Now he hopes to be running in Rio at age 41 — and to do a couple more marathons after that. Keflezighi, who finished fourth in the 2012 Olympics, has long said any additional accomplishments would be the proverbial icing on the cake, and yet he keeps competing.

"Because the frosting just gets better and better," he said Thursday, laughing.

"I could have quit when Nike dropped me (in 2011) and kind of moved on," Keflezighi added. "But I felt inside of me, you know what? I still got it. I don't want to be hanging on to see, oh, the Masters (records), I finish 20th or 30th. Which is not to discount anybody, but for me, I was able to win."

Sunday's race will be his 22nd career marathon (it's his 10th in New York), and he'd like to reach 25. Keflezighi figures he'll run Boston and New York again before retiring from elite competition. He can envision himself helping pace someone to a 3-hour marathon in New York in a few years.

For now, he's training to run a lot faster than that. But the key to still contending in his 40s is occasionally going slower in practice. Sometimes he might even do an 8-minute mile at the start of a workout before easing into the kinds of splits more typical of an elite marathoner. Sometimes he'll postpone a run if he doesn't feel up for it physically.

After what he estimates are more than 100,000 miles in his career, Keflezighi knows his body — and knows that it's OK to hold back at times.

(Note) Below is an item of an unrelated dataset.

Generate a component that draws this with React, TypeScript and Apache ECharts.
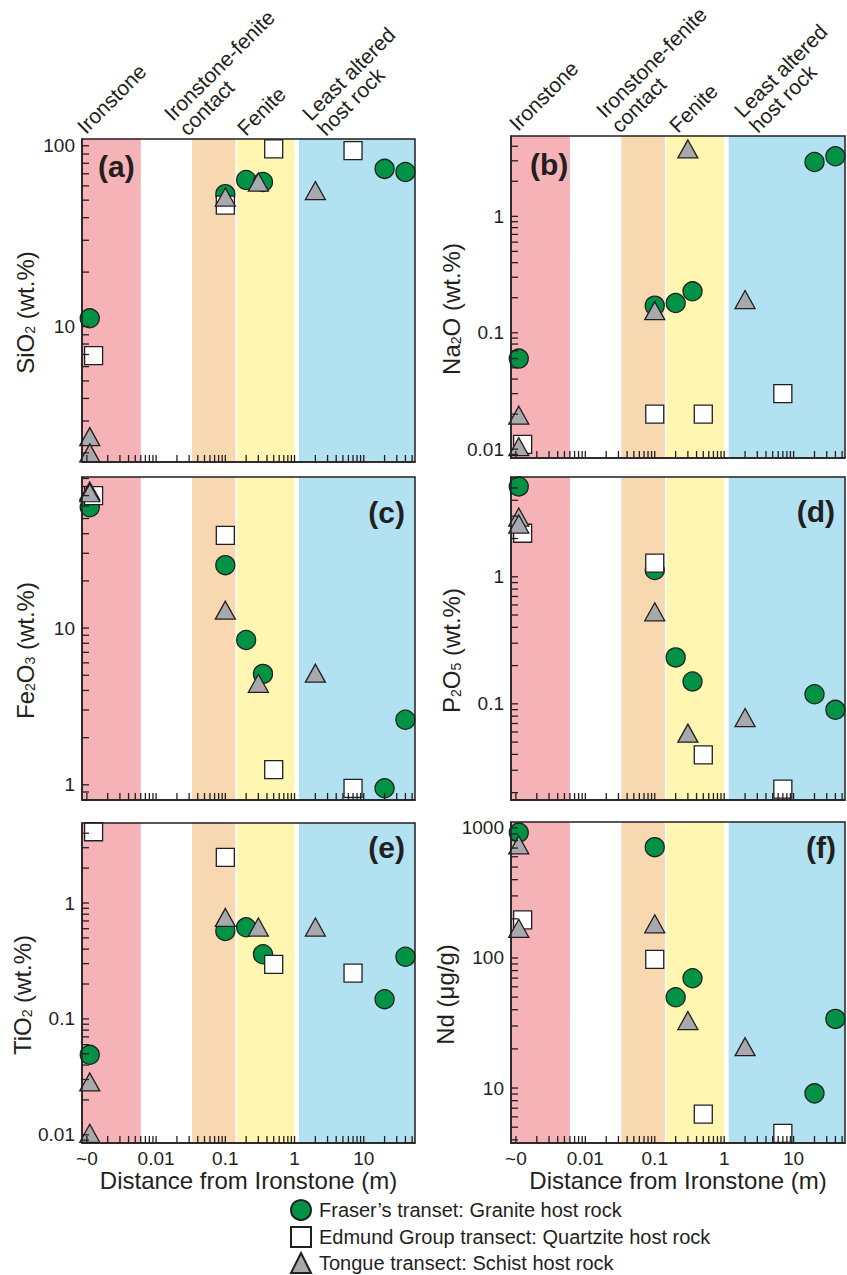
import React, { useEffect, useRef } from 'react';
import * as echarts from 'echarts';

// ---------- data ----------
const seriesNames = [
  'Fraser\u2019s transet: Granite host rock',
  'Edmund Group transect: Quartzite host rock',
  'Tongue transect: Schist host rock',
];

// distance from ironstone (m); "~0" samples are plotted at the ~0 tick
const distFraser = [0.0011, 0.1, 0.2, 0.35, 20, 40];
const distEdmund = [0.00125, 0.1, 0.5, 7];
const distTongue = [0.0011, 0.0011, 0.1, 0.3, 2];

const sio2Fraser = [11.1, 54, 64.7, 63, 74.5, 71.6];
const sio2Edmund = [6.9, 47, 96, 94];
const sio2Tongue = [2.46, 2.0, 52, 63, 56.5];

const na2oFraser = [0.06, 0.171, 0.18, 0.227, 2.93, 3.28];
const na2oEdmund = [0.011, 0.02, 0.02, 0.03];
const na2oTongue = [0.0196, 0.0105, 0.155, 3.79, 0.193];

const fe2o3Fraser = [59, 25.2, 8.4, 5.1, 0.95, 2.6];
const fe2o3Edmund = [70, 39, 1.25, 0.95];
const fe2o3Tongue = [75, 73, 13, 4.44, 5.15];

const p2o5Fraser = [5.14, 1.13, 0.232, 0.15, 0.119, 0.0897];
const p2o5Edmund = [2.2, 1.28, 0.0397, 0.0213];
const p2o5Tongue = [2.95, 2.6, 0.53, 0.0588, 0.078];

const tio2Fraser = [0.049, 0.574, 0.617, 0.361, 0.148, 0.344];
const tio2Edmund = [4.12, 2.48, 0.296, 0.248];
const tio2Tongue = [0.0286, 0.0103, 0.75, 0.62, 0.62];

const ndFraser = [920, 711, 49.9, 69.8, 9.1, 34];
const ndEdmund = [196, 97.7, 6.3, 4.48];
const ndTongue = [740, 169, 183, 33, 20.8];

// zone boundaries along the distance axis (m)
const xMin = 0.00085;
const xMax = 55;
const zoneEdges = [
  [xMin, 0.006],
  [0.033, 0.14],
  [0.148, 1.0],
  [1.16, xMax],
];
const zoneNames = ['Ironstone', 'Ironstone-fenite\ncontact', 'Fenite', 'Least altered\nhost rock'];

const xLabelValues = [0.001, 0.01, 0.1, 1, 10];
const xLabelTexts = ['~0', '0.01', '0.1', '1', '10'];

const panelLetters = ['(a)', '(b)', '(c)', '(d)', '(e)', '(f)'];
const yNames = [
  'SiO{sub|2} (wt.%)',
  'Na{sub|2}O (wt.%)',
  'Fe{sub|2}O{sub|3} (wt.%)',
  'P{sub|2}O{sub|5} (wt.%)',
  'TiO{sub|2} (wt.%)',
  'Nd (\u03bcg/g)',
];
const yMins = [1.78, 0.0084, 0.8, 0.0175, 0.0085, 3.78];
const yMaxs = [109, 4.9, 92, 6.1, 4.9, 1110];
const yLabelValues = [
  [10, 100],
  [0.01, 0.1, 1],
  [1, 10],
  [0.1, 1],
  [0.01, 0.1, 1],
  [10, 100, 1000],
];
const fraserValues = [sio2Fraser, na2oFraser, fe2o3Fraser, p2o5Fraser, tio2Fraser, ndFraser];
const edmundValues = [sio2Edmund, na2oEdmund, fe2o3Edmund, p2o5Edmund, tio2Edmund, ndEdmund];
const tongueValues = [sio2Tongue, na2oTongue, fe2o3Tongue, p2o5Tongue, tio2Tongue, ndTongue];

// ---------- styling / layout ----------
const INK = '#231f20';
const FONT = '"Liberation Sans", Arial, Helvetica, sans-serif';
const zoneColors = ['#f5b2b7', '#f8d8b1', '#fff7b1', '#b2e1f1'];
const GREEN = '#009245';
const GREY = '#a7a9ac';
const TICK = 7;
const TICK_W = 1.3;

const grids = [
  { left: 82, top: 139, width: 333, height: 323 },
  { left: 511, top: 136, width: 334, height: 322 },
  { left: 82, top: 477, width: 333, height: 323 },
  { left: 511, top: 477, width: 334, height: 323 },
  { left: 82, top: 823, width: 333, height: 320 },
  { left: 511, top: 822, width: 334, height: 321 },
];

function logTicks(min: number, max: number): number[] {
  const out: number[] = [];
  const e0 = Math.floor(Math.log10(min));
  const e1 = Math.ceil(Math.log10(max));
  for (let e = e0; e <= e1; e++) {
    for (let k = 1; k <= 9; k++) {
      const v = Number((k * Math.pow(10, e)).toPrecision(6));
      if (v >= min && v <= max) out.push(v);
    }
  }
  return out;
}

function fmtNum(v: number): string {
  return String(Number(v.toPrecision(6)));
}

export default function App() {
  const ref = useRef<HTMLDivElement>(null);

  useEffect(() => {
    if (!ref.current) return;
    const chart = echarts.init(ref.current, undefined, { renderer: 'svg' });

    const xTicks = logTicks(0.001, xMax);

    const xAxes: any[] = [];
    const yAxes: any[] = [];
    const series: any[] = [];

    grids.forEach((g, i) => {
      const bottom = i >= 4;
      xAxes.push({
        type: 'log',
        gridIndex: i,
        min: xMin,
        max: xMax,
        axisLine: { show: true, lineStyle: { color: INK, width: 1.5 } },
        axisTick: { show: false },
        axisLabel: {
          show: bottom,
          customValues: xLabelValues,
          fontSize: 19,
          color: INK,
          margin: 6,
          formatter: (v: number) => {
            const idx = xLabelValues.findIndex((x) => Math.abs(Math.log10(x) - Math.log10(v)) < 1e-6);
            return idx >= 0 ? xLabelTexts[idx] : '';
          },
        },
        splitLine: { show: false },
        minorTick: { show: false },
        name: bottom ? 'Distance from Ironstone (m)' : '',
        nameLocation: 'middle',
        nameGap: 23,
        nameTextStyle: { fontSize: 24, color: INK, verticalAlign: 'top' },
      });
      yAxes.push({
        type: 'log',
        gridIndex: i,
        min: yMins[i],
        max: yMaxs[i],
        axisLine: { show: true, lineStyle: { color: INK, width: 1.5 } },
        axisTick: { show: false },
        axisLabel: {
          customValues: yLabelValues[i],
          fontSize: 19,
          color: INK,
          margin: 7,
          formatter: (v: number) => fmtNum(v),
        },
        splitLine: { show: false },
        name: yNames[i],
        nameLocation: 'middle',
        nameRotate: 90,
        nameGap: i % 2 === 0 ? 45 : 48,
        nameTextStyle: {
          fontSize: 24,
          color: INK,
          padding: [0, 24, 0, 0],
          rich: { sub: { fontSize: 14, color: INK, verticalAlign: 'bottom' } },
        },
      });

      // coloured zone bands over the full panel height
      series.push({
        type: 'custom',
        name: 'zones' + i,
        xAxisIndex: i,
        yAxisIndex: i,
        z: 0,
        silent: true,
        data: zoneEdges.map((e, k) => [e[0], yMins[i], e[1], k]),
        renderItem: (params: any, api: any) => {
          const p0 = api.coord([api.value(0), yMins[i]]);
          const p1 = api.coord([api.value(2), yMaxs[i]]);
          return {
            type: 'rect',
            shape: { x: p0[0], y: p1[1], width: p1[0] - p0[0], height: p0[1] - p1[1] },
            style: { fill: zoneColors[api.value(3)] },
          };
        },
      });

      series.push({
        type: 'scatter',
        name: seriesNames[0],
        xAxisIndex: i,
        yAxisIndex: i,
        data: distFraser.map((d, j) => [d, fraserValues[i][j]]),
        symbol: 'circle',
        symbolSize: 19,
        itemStyle: { color: GREEN, borderColor: INK, borderWidth: 1.3, opacity: 1 },
        emphasis: { disabled: true },
        z: 3,
      });
      series.push({
        type: 'scatter',
        name: seriesNames[1],
        xAxisIndex: i,
        yAxisIndex: i,
        data: distEdmund.map((d, j) => [d, edmundValues[i][j]]),
        symbol: 'rect',
        symbolSize: 18,
        itemStyle: { color: '#ffffff', borderColor: INK, borderWidth: 1.3, opacity: 1 },
        emphasis: { disabled: true },
        z: 4,
      });
      series.push({
        type: 'scatter',
        name: seriesNames[2],
        xAxisIndex: i,
        yAxisIndex: i,
        data: distTongue.map((d, j) => [d, tongueValues[i][j]]),
        symbol: 'triangle',
        symbolSize: [20, 18],
        itemStyle: { color: GREY, borderColor: INK, borderWidth: 1.3, opacity: 1 },
        emphasis: { disabled: true },
        z: 5,
      });

      // inward ticks on the distance axis (drawn last, on top)
      series.push({
        type: 'scatter',
        name: 'xticks' + i,
        xAxisIndex: i,
        yAxisIndex: i,
        z: 8,
        silent: true,
        clip: false,
        data: xTicks.map((v) => [v, yMins[i]]),
        symbol: 'rect',
        symbolSize: [TICK_W, TICK],
        symbolOffset: [0, -TICK / 2],
        itemStyle: { color: INK, opacity: 1 },
        emphasis: { disabled: true },
      });
      // inward ticks on the concentration axis
      series.push({
        type: 'scatter',
        name: 'yticks' + i,
        xAxisIndex: i,
        yAxisIndex: i,
        z: 8,
        silent: true,
        clip: false,
        data: logTicks(yMins[i], yMaxs[i]).map((v) => [xMin, v]),
        symbol: 'rect',
        symbolSize: [TICK, TICK_W],
        symbolOffset: [TICK / 2, 0],
        itemStyle: { color: INK, opacity: 1 },
        emphasis: { disabled: true },
      });
    });

    const graphics: any[] = [];
    // zone labels above top panels
    const zoneAnchorsLeft = [
      [88, 137],
      [190, 139],
      [248, 139],
      [328, 139],
    ];
    [0, 432].forEach((dx, side) => {
      zoneNames.forEach((t, k) => {
        graphics.push({
          type: 'text',
          x: zoneAnchorsLeft[k][0] + dx,
          y: zoneAnchorsLeft[k][1] - (side === 1 ? 3 : 0),
          rotation: Math.PI / 4,
          style: {
            text: t,
            fontSize: 21,
            lineHeight: 21,
            fontFamily: FONT,
            fill: INK,
            align: 'left',
            verticalAlign: 'bottom',
          },
          z: 10,
        });
      });
    });
    // panel letters
    const letterPos = [
      [98, 166, 'left'],
      [530, 164, 'left'],
      [405, 512, 'right'],
      [835, 511, 'right'],
      [405, 847, 'right'],
      [836, 847, 'right'],
    ];
    panelLetters.forEach((t, i) => {
      graphics.push({
        type: 'text',
        x: letterPos[i][0],
        y: letterPos[i][1],
        style: {
          text: t,
          fontSize: 30,
          fontWeight: 'bold',
          fontFamily: FONT,
          fill: INK,
          align: letterPos[i][2],
          verticalAlign: 'middle',
        },
        z: 10,
      });
    });

    const legendRowCenters = [1210, 1237, 1263];

    chart.setOption({
      animation: false,
      textStyle: { fontFamily: FONT, color: INK },
      grid: grids.map((g) => ({
        ...g,
        show: true,
        borderColor: INK,
        borderWidth: 1.5,
        backgroundColor: 'transparent',
        z: 9,
        containLabel: false,
      })),
      xAxis: xAxes,
      yAxis: yAxes,
      series,
      legend: seriesNames.map((n, k) => ({
        orient: 'horizontal',
        left: 290,
        top: legendRowCenters[k] - 11,
        padding: 0,
        itemWidth: 20,
        itemHeight: 20,
        data: [n],
        textStyle: { fontSize: 20, color: INK, fontFamily: FONT, padding: [0, 0, 0, 3] },
        selectedMode: false,
      })),
      graphic: graphics,
    });

    return () => {
      chart.dispose();
    };
  }, []);

  return (
    <div
      ref={ref}
      style={{ position: 'absolute', left: 0, top: 0, width: 847, height: 1275, background: '#ffffff' }}
    />
  );
}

"He's been injured enough in his life that he knows that if he can avoid injury and do several weeks without injury, he'll inevitably come up with a good race," Larsen said. "He's willing to sacrifice the nth degree of fitness, for a little bit holding back, to be at the starting line and be healthy. And that's the compromise. That's the compromise you hope everybody comes to as they mature."